Both the Media Party and the Politicians' Party patiently explain to the Voters' Party that voting is itself a privilege that has been graciously bestowed from on high. "Just think," they proclaim, "there are some places where no one is allowed to vote at all." This argument - like telling a child to eat food he or she doesn't like because somewhere in Africa another child is starving - cuts little ice, yet it is an argument that the Media Party and the Politicians' Party like to recite to each other.

The Media Party has even found its own candidate in the shape of Reverend Bell, who, despite his whiter-than-white suit and angst-ridden body language, will soon find out the true meaning of being shot by both sides. The Politicians' Party is completely split on this one. Tatton is too terrifying for them. Blair and his boys could have marched down there and shouted at the Hamiltons themselves, "Yes, you are bloody guilty and you know it". Instead, the Reverend Bell, flanked by hordes of rabid reporters, could only mumble "Absolutely, absolutely" when asked whether he accepted Hamilton's innocence.

Then again, the Media Party has an enormous advantage over the other two parties because it controls all the coverage of the other contenders. It prides itself on performing a valuable service that everyone is grateful for. It also believes that it can increase its power over the course of this election. That's why it can indulge in its various "media watches", in a cynical deconstruction of its own raison d'etre.

The 24-hour-a-day party- political broadcast for the Media Party may be on a permanent loop but the system is getting badly overloaded. The result is a massive desensitisation that finally gives the poor old Voters' Party a chance to breathe. Through fear of the Media Party, the Politicians' Party has been in closedown mode for some time. The Media Party insists that it wants to open up, debate the issues, but it did a deal so long ago with the Politicians' Party that only a narrow range of issues can be repetitively analysed over and over again. Occasionally tiny parties such as the Church get a look in by bleating on about inequality and everyone looks on in astonishment. Who on earth do they represent?

However, both the Politicians' Party and the Media Party know that some hint of spontaneity is required to make this virtual event seem real and so they like to engineer the odd encounter with representatives of the Voters' Party. Everyone is left second guessing the motives of this odd bunch of misfits. Are they not interested because they are stupid? Quite possibly. Or are they not interested because they are in fact quite clever, intuiting in their bones that we are less and less dependent on what goes in Westminster and understanding that the role of the nation state is not what it once was?

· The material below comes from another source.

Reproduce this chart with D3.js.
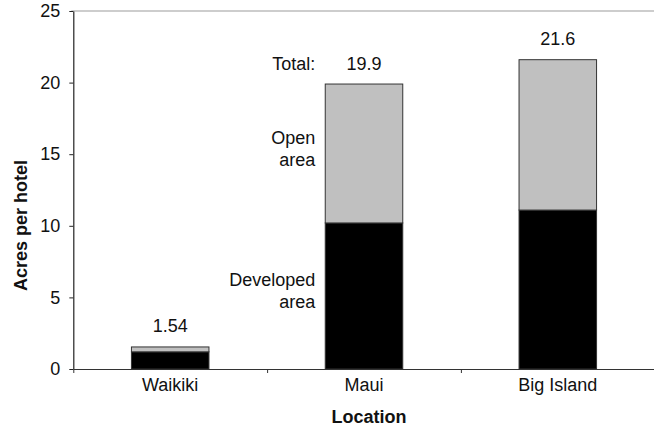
<!DOCTYPE html>
<html>
<head>
<meta charset="utf-8">
<script src="https://cdn.jsdelivr.net/npm/d3@7"></script>
<style>
  body { margin: 0; background: #fff; }
  text { font-family: "Liberation Sans", Arial, Helvetica, sans-serif; }
</style>
</head>
<body>
<div id="chart"></div>
<script>
var locations = ["Waikiki", "Maui", "Big Island"];
var developed = [1.2, 10.2, 11.1];
var openArea = [0.34, 9.7, 10.5];
var totalLabels = ["1.54", "19.9", "21.6"];
var yTicks = [0, 5, 10, 15, 20, 25];

var width = 654;
var height = 427;
var plot = {left: 73.3, right: 654.7, top: 11, bottom: 369};

var svg = d3.select("#chart")
  .append("svg")
    .attr("width", width)
    .attr("height", height);

var x = d3.scaleBand()
  .domain(locations)
  .range([plot.left, plot.right])
  .paddingInner(0.6)
  .paddingOuter(0.3);

var y = d3.scaleLinear()
  .domain([0, 25])
  .range([plot.bottom, plot.top]);

// gray line along the top of the plot area
svg.append("line")
  .attr("x1", plot.left - 2)
  .attr("x2", width)
  .attr("y1", y(25))
  .attr("y2", y(25))
  .style("stroke", "#bdbdbd")
  .style("stroke-width", 1.5);

// stacked bars
var rows = locations.map(function (d, i) {
  return {loc: d, dev: developed[i], open: openArea[i], label: totalLabels[i]};
});

var bars = svg.append("g");

bars.selectAll("rect.dev")
  .data(rows)
  .enter()
  .append("rect")
    .attr("class", "dev")
    .attr("x", function (d) { return x(d.loc); })
    .attr("width", x.bandwidth())
    .attr("y", function (d) { return y(d.dev); })
    .attr("height", function (d) { return y(0) - y(d.dev); })
    .style("fill", "#000")
    .style("stroke", "#333")
    .style("stroke-width", 1);

bars.selectAll("rect.open")
  .data(rows)
  .enter()
  .append("rect")
    .attr("class", "open")
    .attr("x", function (d) { return x(d.loc); })
    .attr("width", x.bandwidth())
    .attr("y", function (d) { return y(d.dev + d.open); })
    .attr("height", function (d) { return y(d.dev) - y(d.dev + d.open); })
    .style("fill", "#c0c0c0")
    .style("stroke", "#333")
    .style("stroke-width", 1);

// totals above the bars
bars.selectAll("text.total")
  .data(rows)
  .enter()
  .append("text")
    .attr("class", "total")
    .attr("x", function (d) { return x(d.loc) + x.bandwidth() / 2; })
    .attr("y", function (d) { return y(d.dev + d.open) - 14.5; })
    .attr("text-anchor", "middle")
    .style("font-size", "18px")
    .style("fill", "#111")
    .text(function (d) { return d.label; });

// annotations beside the Maui bar
var maui = rows[1];
var labelX = x(maui.loc) - 10;

svg.append("text")
  .attr("x", labelX)
  .attr("y", y(maui.dev + maui.open) - 14.5)
  .attr("text-anchor", "end")
  .style("font-size", "18px")
  .style("fill", "#111")
  .text("Total:");

function twoLines(lines, mid) {
  var t = svg.append("text")
    .attr("text-anchor", "end")
    .style("font-size", "18px")
    .style("fill", "#111");
  t.append("tspan").attr("x", labelX).attr("y", mid - 9).text(lines[0]);
  t.append("tspan").attr("x", labelX).attr("y", mid + 13).text(lines[1]);
}
twoLines(["Open", "area"], y(maui.dev + maui.open / 2));
twoLines(["Developed", "area"], y(maui.dev / 2) - 1);

// y axis
var yAxis = svg.append("g")
  .attr("transform", "translate(" + plot.left + ",0)")
  .call(d3.axisLeft(y).tickValues(yTicks).tickSize(4).tickPadding(9).tickSizeOuter(0));
yAxis.select(".domain").style("stroke", "#222").style("stroke-width", 1.2);
yAxis.selectAll(".tick line").style("stroke", "#222");
yAxis.selectAll("text").style("font-size", "18px").style("fill", "#111")
  .style("font-family", "'Liberation Sans', Arial, sans-serif");

// x axis: labels at band centres, ticks at band boundaries
var xAxis = svg.append("g")
  .attr("transform", "translate(0," + plot.bottom + ")")
  .call(d3.axisBottom(x).tickSize(0).tickPadding(9).tickSizeOuter(0));
xAxis.select(".domain").style("stroke", "#333").style("stroke-width", 1.2);
xAxis.selectAll("text").style("font-size", "18px").style("fill", "#111")
  .style("font-family", "'Liberation Sans', Arial, sans-serif");

var xEdges = d3.scaleLinear().domain([0, locations.length]).range([plot.left, plot.right]);
svg.append("g")
  .attr("transform", "translate(0," + plot.bottom + ")")
  .call(d3.axisBottom(xEdges).tickValues(d3.range(locations.length + 1)).tickSize(4).tickFormat(""))
  .call(function (g) { g.select(".domain").remove(); })
  .selectAll(".tick line").style("stroke", "#333");

// axis titles
svg.append("text")
  .attr("x", 369)
  .attr("y", 423)
  .attr("text-anchor", "middle")
  .style("font-size", "18px")
  .style("font-weight", "bold")
  .style("fill", "#111")
  .text("Location");

svg.append("text")
  .attr("transform", "rotate(-90)")
  .attr("x", -225.5)
  .attr("y", 27)
  .attr("text-anchor", "middle")
  .style("font-size", "18px")
  .style("font-weight", "bold")
  .style("fill", "#111")
  .text("Acres per hotel");
</script>
</body>
</html>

For a virtual election dispenses with public meetings - too many yucky members of the public, too lo-tech, too destabilising. The pact between the Media Party and the Politicians' Party is so ingrained that they have convinced each other that nothing else much matters. Thus the election becomes merely a media construct. The election does not exist. The sooner we realise this, the sooner power will drain away from the Media Party and the Politicians' Party and there could even be a real election. Obviously, I could be making this all up, but then isn't that what my job is all about?